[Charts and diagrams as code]
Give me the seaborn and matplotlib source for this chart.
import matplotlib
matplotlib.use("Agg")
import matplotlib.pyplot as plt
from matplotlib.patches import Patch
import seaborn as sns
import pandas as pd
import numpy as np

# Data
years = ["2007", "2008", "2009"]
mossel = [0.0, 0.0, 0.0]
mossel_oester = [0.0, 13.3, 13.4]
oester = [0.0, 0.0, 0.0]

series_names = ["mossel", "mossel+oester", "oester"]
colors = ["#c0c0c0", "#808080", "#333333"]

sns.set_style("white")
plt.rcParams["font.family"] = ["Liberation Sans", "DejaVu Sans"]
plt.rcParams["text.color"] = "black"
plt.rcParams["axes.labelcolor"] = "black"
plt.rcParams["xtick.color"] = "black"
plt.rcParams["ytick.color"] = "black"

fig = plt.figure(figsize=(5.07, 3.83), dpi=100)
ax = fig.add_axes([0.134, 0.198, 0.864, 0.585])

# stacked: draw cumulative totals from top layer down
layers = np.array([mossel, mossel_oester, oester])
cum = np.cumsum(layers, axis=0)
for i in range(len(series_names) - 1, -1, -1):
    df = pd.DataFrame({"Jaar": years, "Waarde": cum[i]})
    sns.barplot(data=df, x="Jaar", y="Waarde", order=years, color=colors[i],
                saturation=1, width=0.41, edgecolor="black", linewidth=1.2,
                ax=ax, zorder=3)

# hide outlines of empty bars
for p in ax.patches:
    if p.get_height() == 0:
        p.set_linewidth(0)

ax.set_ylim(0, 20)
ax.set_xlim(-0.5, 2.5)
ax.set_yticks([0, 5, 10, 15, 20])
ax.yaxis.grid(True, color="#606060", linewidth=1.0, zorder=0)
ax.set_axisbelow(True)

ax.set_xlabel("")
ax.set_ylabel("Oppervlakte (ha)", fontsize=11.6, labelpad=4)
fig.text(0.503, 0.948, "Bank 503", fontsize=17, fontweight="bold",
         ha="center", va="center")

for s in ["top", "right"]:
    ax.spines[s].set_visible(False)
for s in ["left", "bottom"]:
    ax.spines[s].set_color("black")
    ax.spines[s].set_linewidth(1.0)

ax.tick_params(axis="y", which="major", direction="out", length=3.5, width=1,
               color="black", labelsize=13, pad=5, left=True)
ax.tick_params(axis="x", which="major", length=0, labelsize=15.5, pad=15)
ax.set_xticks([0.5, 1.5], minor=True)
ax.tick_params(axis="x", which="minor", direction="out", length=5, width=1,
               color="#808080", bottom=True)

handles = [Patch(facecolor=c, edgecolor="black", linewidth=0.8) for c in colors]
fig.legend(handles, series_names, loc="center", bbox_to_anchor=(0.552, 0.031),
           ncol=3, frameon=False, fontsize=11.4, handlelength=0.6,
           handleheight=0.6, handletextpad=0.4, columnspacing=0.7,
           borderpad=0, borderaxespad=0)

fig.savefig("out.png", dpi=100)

--

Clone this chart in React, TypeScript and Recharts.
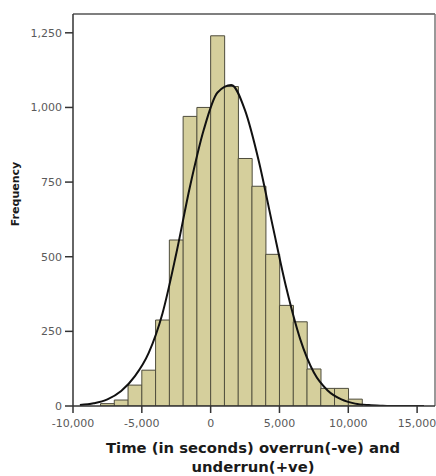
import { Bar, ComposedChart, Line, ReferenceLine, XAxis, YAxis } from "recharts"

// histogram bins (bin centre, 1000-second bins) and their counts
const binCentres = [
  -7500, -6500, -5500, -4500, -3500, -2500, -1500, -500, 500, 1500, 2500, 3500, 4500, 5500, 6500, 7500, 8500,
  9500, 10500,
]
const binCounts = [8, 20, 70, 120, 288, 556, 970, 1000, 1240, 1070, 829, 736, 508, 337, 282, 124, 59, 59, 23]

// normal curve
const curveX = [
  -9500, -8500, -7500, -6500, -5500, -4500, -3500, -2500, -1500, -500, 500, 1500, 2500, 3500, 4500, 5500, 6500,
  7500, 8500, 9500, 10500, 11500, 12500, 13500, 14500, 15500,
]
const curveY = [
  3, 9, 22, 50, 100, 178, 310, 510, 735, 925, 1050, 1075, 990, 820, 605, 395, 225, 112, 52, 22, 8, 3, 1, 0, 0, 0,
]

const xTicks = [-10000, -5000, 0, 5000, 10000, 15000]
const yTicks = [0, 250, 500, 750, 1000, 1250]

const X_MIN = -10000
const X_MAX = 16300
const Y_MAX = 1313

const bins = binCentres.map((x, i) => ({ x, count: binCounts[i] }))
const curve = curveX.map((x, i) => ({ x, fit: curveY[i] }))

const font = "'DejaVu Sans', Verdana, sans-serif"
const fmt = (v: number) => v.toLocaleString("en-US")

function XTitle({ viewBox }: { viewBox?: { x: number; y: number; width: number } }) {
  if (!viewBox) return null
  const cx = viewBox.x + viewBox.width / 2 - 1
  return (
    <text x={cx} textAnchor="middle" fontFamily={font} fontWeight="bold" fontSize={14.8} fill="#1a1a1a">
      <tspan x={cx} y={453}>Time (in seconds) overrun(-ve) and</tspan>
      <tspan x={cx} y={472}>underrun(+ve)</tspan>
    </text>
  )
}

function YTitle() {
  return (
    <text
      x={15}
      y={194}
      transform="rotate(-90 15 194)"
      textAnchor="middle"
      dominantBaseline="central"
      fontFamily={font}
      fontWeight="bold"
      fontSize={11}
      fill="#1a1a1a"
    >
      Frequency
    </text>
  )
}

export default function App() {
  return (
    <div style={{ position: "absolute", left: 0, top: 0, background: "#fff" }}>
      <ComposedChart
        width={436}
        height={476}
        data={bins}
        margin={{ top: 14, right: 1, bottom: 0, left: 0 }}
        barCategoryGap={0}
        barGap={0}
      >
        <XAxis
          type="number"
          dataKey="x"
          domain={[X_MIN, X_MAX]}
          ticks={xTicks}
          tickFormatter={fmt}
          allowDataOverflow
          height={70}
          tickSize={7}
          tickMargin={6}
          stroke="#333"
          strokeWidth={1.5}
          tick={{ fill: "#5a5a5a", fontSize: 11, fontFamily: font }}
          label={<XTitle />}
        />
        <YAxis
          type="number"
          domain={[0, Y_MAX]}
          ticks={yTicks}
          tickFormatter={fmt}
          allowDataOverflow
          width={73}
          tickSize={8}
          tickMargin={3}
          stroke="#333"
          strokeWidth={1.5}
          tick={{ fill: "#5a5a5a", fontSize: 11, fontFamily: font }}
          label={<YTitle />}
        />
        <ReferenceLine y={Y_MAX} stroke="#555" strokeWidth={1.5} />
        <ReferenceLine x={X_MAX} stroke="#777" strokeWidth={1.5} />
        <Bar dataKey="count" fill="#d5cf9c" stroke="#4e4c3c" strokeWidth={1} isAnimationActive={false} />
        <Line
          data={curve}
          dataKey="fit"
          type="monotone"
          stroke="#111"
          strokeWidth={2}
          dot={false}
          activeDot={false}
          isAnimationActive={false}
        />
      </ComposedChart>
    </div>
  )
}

_WHAT IS EXPECTED_: Exactly as they stand, quote the lines beginning with the one that contains "Clone this chart" and ending with the one that contains "59, 59, 23]", with no pictures.

_FINAL ANSWER_:
Clone this chart in React, TypeScript and Recharts.
import { Bar, ComposedChart, Line, ReferenceLine, XAxis, YAxis } from "recharts"

// histogram bins (bin centre, 1000-second bins) and their counts
const binCentres = [
  -7500, -6500, -5500, -4500, -3500, -2500, -1500, -500, 500, 1500, 2500, 3500, 4500, 5500, 6500, 7500, 8500,
  9500, 10500,
]
const binCounts = [8, 20, 70, 120, 288, 556, 970, 1000, 1240, 1070, 829, 736, 508, 337, 282, 124, 59, 59, 23]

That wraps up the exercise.